Pojedynek rozpoczął się od przełamania serwisu Linette. Rozpędzona Magda nie odpuszczała, pokazując wielką determinację i walkę o każdą piłkę. Nie odpuszczała przy serwisie przeciwniczki, od tego momentu sama serwowała bardzo pewnie. Dwa gemy wygrała do zera. Szybko odrobiła straty, a także sama przełamała podanie rywalki. Pierwszy set zakończył się wynikiem 6:3. Polka miała niższe statystyki pierwszego serwisu, ale zdecydowanie lepsze drugiego. Dodajmy do tego, że Czeszka w tym secie popełniła 10 niewymuszonych błędów więcej, co też miało ogromne znaczenie dla wyniku.
W drugim rywalizacja była jeszcze bardziej wyrównana
Obie tenisistki zdawały sobie sprawę z rangi pojedynku, dzięki czemu widzowie obserwowali zacięte gemy na przewagi. I tym razem w decydującym momencie szalę na własną stronę zdołała przechylić Magda Linette, której piękny sen w Australian Open będzie trwać dalej.

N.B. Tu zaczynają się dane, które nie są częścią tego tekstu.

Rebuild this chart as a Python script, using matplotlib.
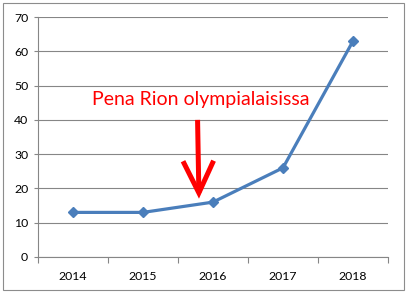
import matplotlib.pyplot as plt
from matplotlib.patches import Rectangle

years = ['2014', '2015', '2016', '2017', '2018']
values = [13, 13, 16, 26, 63]
yticks = [0, 10, 20, 30, 40, 50, 60, 70]
note = 'Pena Rion olympialaisissa'

plt.rcParams['font.family'] = ['Lato', 'DejaVu Sans']

fig = plt.figure(figsize=(4.08, 2.94), dpi=100)
ax = fig.add_axes([0.093, 0.126, 0.858, 0.816])

# chart frame
fig.patches.append(Rectangle((0.008, 0.012), 0.982, 0.978, transform=fig.transFigure,
                             fill=False, edgecolor='#8c8c8c', linewidth=0.8))

x = list(range(len(years)))
ax.plot(x, values, color='#4a7ebb', linewidth=2.3, marker='D', markersize=5.5,
        markerfacecolor='#4a7ebb', markeredgecolor='#4a7ebb')

ax.set_xlim(-0.5, len(years) - 0.5)
ax.set_ylim(0, 70)
ax.set_yticks(yticks)
ax.set_xticks(x)
ax.set_xticklabels(years)
ax.set_xticks([i - 0.5 for i in range(len(years) + 1)], minor=True)
ax.tick_params(axis='x', which='major', length=0, pad=10, labelsize=8.8)
ax.tick_params(axis='x', which='minor', length=4, color='#868686', width=0.8)
ax.tick_params(axis='y', length=3, color='#868686', width=0.8, labelsize=8.8, pad=4)

ax.grid(axis='y', color='#868686', linewidth=0.8)
ax.set_axisbelow(True)
for s in ['top', 'right']:
    ax.spines[s].set_visible(False)
for s in ['left', 'bottom']:
    ax.spines[s].set_color('#868686')
    ax.spines[s].set_linewidth(0.8)

ax.text(1.82, 46, note, color='#ff0000', fontsize=14, ha='center', va='center')
ax.annotate('', xy=(1.8, 17), xytext=(1.78, 40),
            arrowprops=dict(arrowstyle='->,head_width=1.1,head_length=2.3',
                            color='#ff0000', linewidth=3.6, shrinkA=0, shrinkB=0,
                            joinstyle='miter', capstyle='butt'))

plt.savefig('out.png', dpi=100)
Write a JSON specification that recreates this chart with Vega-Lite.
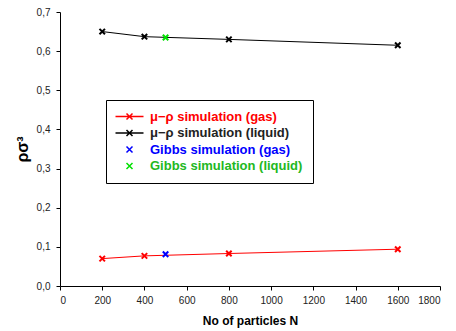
{
  "$schema": "https://vega.github.io/schema/vega-lite/v6.json",
  "width": 380,
  "height": 274,
  "autosize": {"type": "none"},
  "padding": {"left": 60, "top": 12, "right": 16, "bottom": 45},
  "background": "white",
  "config": {"view": {"stroke": null}, "font": "Liberation Sans"},
  "data": {
    "values": [
      {"N": 200, "rho": 0.070, "series": "μ−ρ simulation (gas)", "kind": "sim"},
      {"N": 400, "rho": 0.077, "series": "μ−ρ simulation (gas)", "kind": "sim"},
      {"N": 800, "rho": 0.083, "series": "μ−ρ simulation (gas)", "kind": "sim"},
      {"N": 1600, "rho": 0.094, "series": "μ−ρ simulation (gas)", "kind": "sim"},
      {"N": 200, "rho": 0.650, "series": "μ−ρ simulation (liquid)", "kind": "sim"},
      {"N": 400, "rho": 0.637, "series": "μ−ρ simulation (liquid)", "kind": "sim"},
      {"N": 800, "rho": 0.630, "series": "μ−ρ simulation (liquid)", "kind": "sim"},
      {"N": 1600, "rho": 0.615, "series": "μ−ρ simulation (liquid)", "kind": "sim"},
      {"N": 500, "rho": 0.081, "series": "Gibbs simulation (gas)", "kind": "gibbs"},
      {"N": 500, "rho": 0.635, "series": "Gibbs simulation (liquid)", "kind": "gibbs"}
    ]
  },
  "encoding": {
    "x": {
      "field": "N", "type": "quantitative",
      "scale": {"domain": [0, 1800], "nice": false},
      "axis": {
        "values": [0, 200, 400, 600, 800, 1000, 1200, 1400, 1600, 1800],
        "format": "d",
        "title": "No of particles N", "grid": false,
        "domainColor": "black", "tickColor": "black", "tickSize": 4,
        "labelFontSize": 10, "labelColor": "#222", "labelPadding": 5,
        "titleFontSize": 12, "titleFontWeight": "bold", "titleColor": "black", "titlePadding": 10
      }
    },
    "y": {
      "field": "rho", "type": "quantitative",
      "scale": {"domain": [0, 0.7], "nice": false, "zero": true},
      "axis": {
        "values": [0, 0.1, 0.2, 0.3, 0.4, 0.5, 0.6, 0.7],
        "labelExpr": "replace(format(datum.value, '.1f'), '.', ',')",
        "title": "ρσ³", "grid": false,
        "domainColor": "black", "tickColor": "black", "tickSize": 4,
        "labelFontSize": 10, "labelColor": "#222", "labelPadding": 6,
        "titleFontSize": 16, "titleFontWeight": "bold", "titleColor": "black", "titlePadding": 6
      }
    },
    "color": {
      "field": "series", "type": "nominal",
      "scale": {
        "domain": ["μ−ρ simulation (gas)", "μ−ρ simulation (liquid)", "Gibbs simulation (gas)", "Gibbs simulation (liquid)"],
        "range": ["#ff0000", "#000000", "#0000ff", "#00e000"]
      },
      "legend": {
        "title": null,
        "orient": "none",
        "legendX": 46,
        "legendY": 88,
        "strokeColor": "black",
        "fillColor": "white",
        "padding": 10,
        "symbolType": "M-0.6,-0.6L0.6,0.6M-0.6,0.6L0.6,-0.6",
        "symbolSize": 100,
        "symbolOffset": 7,
        "symbolStrokeWidth": 1.5,
        "labelOffset": 14,
        "labelFontSize": 13,
        "labelFontWeight": "bold",
        "rowPadding": 2.5,
        "encode": {
          "symbols": {
            "update": {
              "shape": {"signal": "indexof(datum.value, 'μ−ρ') == 0 ? 'M-2.8,0L2.8,0M-0.6,-0.6L0.6,0.6M-0.6,0.6L0.6,-0.6' : 'M-0.6,-0.6L0.6,0.6M-0.6,0.6L0.6,-0.6'"}
            }
          },
          "labels": {
            "update": {
              "fill": {"signal": "datum.value == 'μ−ρ simulation (gas)' ? '#ff0000' : datum.value == 'μ−ρ simulation (liquid)' ? '#222222' : datum.value == 'Gibbs simulation (gas)' ? '#0000ff' : '#22b822'"}
            }
          }
        }
      }
    }
  },
  "layer": [
    {
      "transform": [{"filter": "datum.kind == 'sim'"}],
      "mark": {"type": "line", "strokeWidth": 1}
    },
    {
      "mark": {"type": "point", "shape": "M-1,-1L1,1M-1,1L1,-1", "filled": false, "strokeWidth": 2, "size": 30, "opacity": 1}
    }
  ]
}
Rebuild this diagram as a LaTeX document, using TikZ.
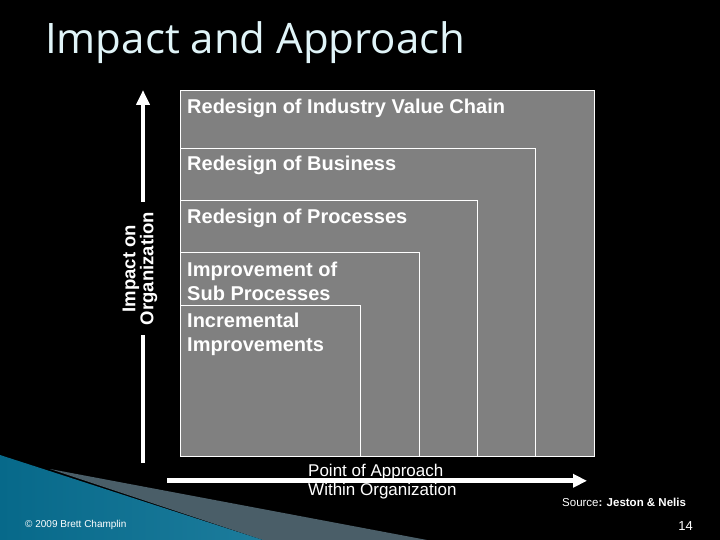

Na drodze Polki stanie Aryna Sabalenka, ale mamy wrażenie, że Magda nie zwraca już uwagi na personalia przeciwniczek. To jej czas, jej chwila chwały. Po wielu latach bez sukcesów, dziś uwierzyła, że może być najlepsza i jest o dwa starcia od sensacyjnego wygrania turnieju Wielkiego Szlema. Kosmos!